» COLLECTED MATERIAL:
=====

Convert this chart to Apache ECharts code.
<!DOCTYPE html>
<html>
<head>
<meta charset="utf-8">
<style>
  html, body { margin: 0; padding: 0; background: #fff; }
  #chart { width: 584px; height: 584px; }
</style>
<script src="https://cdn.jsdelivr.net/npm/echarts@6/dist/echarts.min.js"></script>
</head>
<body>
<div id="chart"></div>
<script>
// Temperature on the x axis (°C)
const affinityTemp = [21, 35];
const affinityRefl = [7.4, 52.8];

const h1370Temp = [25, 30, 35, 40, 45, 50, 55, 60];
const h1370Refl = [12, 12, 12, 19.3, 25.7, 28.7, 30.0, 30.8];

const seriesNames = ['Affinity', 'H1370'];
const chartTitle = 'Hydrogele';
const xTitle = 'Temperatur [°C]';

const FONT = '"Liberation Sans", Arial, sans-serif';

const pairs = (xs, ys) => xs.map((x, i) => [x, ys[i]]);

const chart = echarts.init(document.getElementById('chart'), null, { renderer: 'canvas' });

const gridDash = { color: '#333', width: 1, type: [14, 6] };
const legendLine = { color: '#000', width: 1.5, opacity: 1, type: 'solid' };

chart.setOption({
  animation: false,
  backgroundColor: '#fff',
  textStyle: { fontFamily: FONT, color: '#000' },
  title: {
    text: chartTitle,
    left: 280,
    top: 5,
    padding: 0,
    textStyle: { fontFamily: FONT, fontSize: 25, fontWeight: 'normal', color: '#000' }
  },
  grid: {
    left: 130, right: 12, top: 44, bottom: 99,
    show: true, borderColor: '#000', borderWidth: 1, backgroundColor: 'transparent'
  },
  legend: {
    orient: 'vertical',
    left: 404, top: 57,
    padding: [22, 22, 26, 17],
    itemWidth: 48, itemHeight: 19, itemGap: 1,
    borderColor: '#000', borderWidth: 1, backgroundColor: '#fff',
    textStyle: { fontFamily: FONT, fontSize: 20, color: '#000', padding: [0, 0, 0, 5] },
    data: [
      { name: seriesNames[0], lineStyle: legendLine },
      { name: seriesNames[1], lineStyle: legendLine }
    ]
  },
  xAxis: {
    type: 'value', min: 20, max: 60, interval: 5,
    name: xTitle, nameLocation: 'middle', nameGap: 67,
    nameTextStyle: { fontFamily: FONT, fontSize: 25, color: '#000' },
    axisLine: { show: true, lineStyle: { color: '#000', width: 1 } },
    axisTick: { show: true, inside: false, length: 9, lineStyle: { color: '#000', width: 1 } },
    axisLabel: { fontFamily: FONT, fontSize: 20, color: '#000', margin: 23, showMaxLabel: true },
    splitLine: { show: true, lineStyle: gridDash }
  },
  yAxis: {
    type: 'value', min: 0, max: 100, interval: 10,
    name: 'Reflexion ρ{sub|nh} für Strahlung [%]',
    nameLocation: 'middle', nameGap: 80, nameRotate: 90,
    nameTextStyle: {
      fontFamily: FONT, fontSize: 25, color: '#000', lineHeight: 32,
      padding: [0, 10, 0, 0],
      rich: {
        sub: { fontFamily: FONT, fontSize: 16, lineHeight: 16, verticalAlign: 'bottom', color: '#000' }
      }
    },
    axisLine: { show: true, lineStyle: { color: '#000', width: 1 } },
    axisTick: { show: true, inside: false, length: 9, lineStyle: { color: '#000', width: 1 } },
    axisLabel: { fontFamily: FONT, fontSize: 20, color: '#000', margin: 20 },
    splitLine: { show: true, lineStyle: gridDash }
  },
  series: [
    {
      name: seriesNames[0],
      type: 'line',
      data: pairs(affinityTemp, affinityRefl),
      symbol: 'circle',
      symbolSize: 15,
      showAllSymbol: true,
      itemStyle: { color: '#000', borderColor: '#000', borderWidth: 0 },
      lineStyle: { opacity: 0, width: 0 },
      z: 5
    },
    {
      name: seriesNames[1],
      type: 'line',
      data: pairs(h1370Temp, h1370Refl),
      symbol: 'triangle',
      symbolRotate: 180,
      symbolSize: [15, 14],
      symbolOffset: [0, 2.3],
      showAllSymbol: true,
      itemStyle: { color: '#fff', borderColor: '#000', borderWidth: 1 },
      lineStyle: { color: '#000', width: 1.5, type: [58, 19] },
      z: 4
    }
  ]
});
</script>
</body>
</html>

=====

» WHAT YOU HAVE TO DO:
From the listing above, reproduce all the lines exactly.

» RESULT OF THIS EXERCISE:
Convert this chart to Apache ECharts code.
<!DOCTYPE html>
<html>
<head>
<meta charset="utf-8">
<style>
  html, body { margin: 0; padding: 0; background: #fff; }
  #chart { width: 584px; height: 584px; }
</style>
<script src="https://cdn.jsdelivr.net/npm/echarts@6/dist/echarts.min.js"></script>
</head>
<body>
<div id="chart"></div>
<script>
// Temperature on the x axis (°C)
const affinityTemp = [21, 35];
const affinityRefl = [7.4, 52.8];

const h1370Temp = [25, 30, 35, 40, 45, 50, 55, 60];
const h1370Refl = [12, 12, 12, 19.3, 25.7, 28.7, 30.0, 30.8];

const seriesNames = ['Affinity', 'H1370'];
const chartTitle = 'Hydrogele';
const xTitle = 'Temperatur [°C]';

const FONT = '"Liberation Sans", Arial, sans-serif';

const pairs = (xs, ys) => xs.map((x, i) => [x, ys[i]]);

const chart = echarts.init(document.getElementById('chart'), null, { renderer: 'canvas' });

const gridDash = { color: '#333', width: 1, type: [14, 6] };
const legendLine = { color: '#000', width: 1.5, opacity: 1, type: 'solid' };

chart.setOption({
  animation: false,
  backgroundColor: '#fff',
  textStyle: { fontFamily: FONT, color: '#000' },
  title: {
    text: chartTitle,
    left: 280,
    top: 5,
    padding: 0,
    textStyle: { fontFamily: FONT, fontSize: 25, fontWeight: 'normal', color: '#000' }
  },
  grid: {
    left: 130, right: 12, top: 44, bottom: 99,
    show: true, borderColor: '#000', borderWidth: 1, backgroundColor: 'transparent'
  },
  legend: {
    orient: 'vertical',
    left: 404, top: 57,
    padding: [22, 22, 26, 17],
    itemWidth: 48, itemHeight: 19, itemGap: 1,
    borderColor: '#000', borderWidth: 1, backgroundColor: '#fff',
    textStyle: { fontFamily: FONT, fontSize: 20, color: '#000', padding: [0, 0, 0, 5] },
    data: [
      { name: seriesNames[0], lineStyle: legendLine },
      { name: seriesNames[1], lineStyle: legendLine }
    ]
  },
  xAxis: {
    type: 'value', min: 20, max: 60, interval: 5,
    name: xTitle, nameLocation: 'middle', nameGap: 67,
    nameTextStyle: { fontFamily: FONT, fontSize: 25, color: '#000' },
    axisLine: { show: true, lineStyle: { color: '#000', width: 1 } },
    axisTick: { show: true, inside: false, length: 9, lineStyle: { color: '#000', width: 1 } },
    axisLabel: { fontFamily: FONT, fontSize: 20, color: '#000', margin: 23, showMaxLabel: true },
    splitLine: { show: true, lineStyle: gridDash }
  },
  yAxis: {
    type: 'value', min: 0, max: 100, interval: 10,
    name: 'Reflexion ρ{sub|nh} für Strahlung [%]',
    nameLocation: 'middle', nameGap: 80, nameRotate: 90,
    nameTextStyle: {
      fontFamily: FONT, fontSize: 25, color: '#000', lineHeight: 32,
      padding: [0, 10, 0, 0],
      rich: {
        sub: { fontFamily: FONT, fontSize: 16, lineHeight: 16, verticalAlign: 'bottom', color: '#000' }
      }
    },
    axisLine: { show: true, lineStyle: { color: '#000', width: 1 } },
    axisTick: { show: true, inside: false, length: 9, lineStyle: { color: '#000', width: 1 } },
    axisLabel: { fontFamily: FONT, fontSize: 20, color: '#000', margin: 20 },
    splitLine: { show: true, lineStyle: gridDash }
  },
  series: [
    {
      name: seriesNames[0],
      type: 'line',
      data: pairs(affinityTemp, affinityRefl),
      symbol: 'circle',
      symbolSize: 15,
      showAllSymbol: true,
      itemStyle: { color: '#000', borderColor: '#000', borderWidth: 0 },
      lineStyle: { opacity: 0, width: 0 },
      z: 5
    },
    {
      name: seriesNames[1],
      type: 'line',
      data: pairs(h1370Temp, h1370Refl),
      symbol: 'triangle',
      symbolRotate: 180,
      symbolSize: [15, 14],
      symbolOffset: [0, 2.3],
      showAllSymbol: true,
      itemStyle: { color: '#fff', borderColor: '#000', borderWidth: 1 },
      lineStyle: { color: '#000', width: 1.5, type: [58, 19] },
      z: 4
    }
  ]
});
</script>
</body>
</html>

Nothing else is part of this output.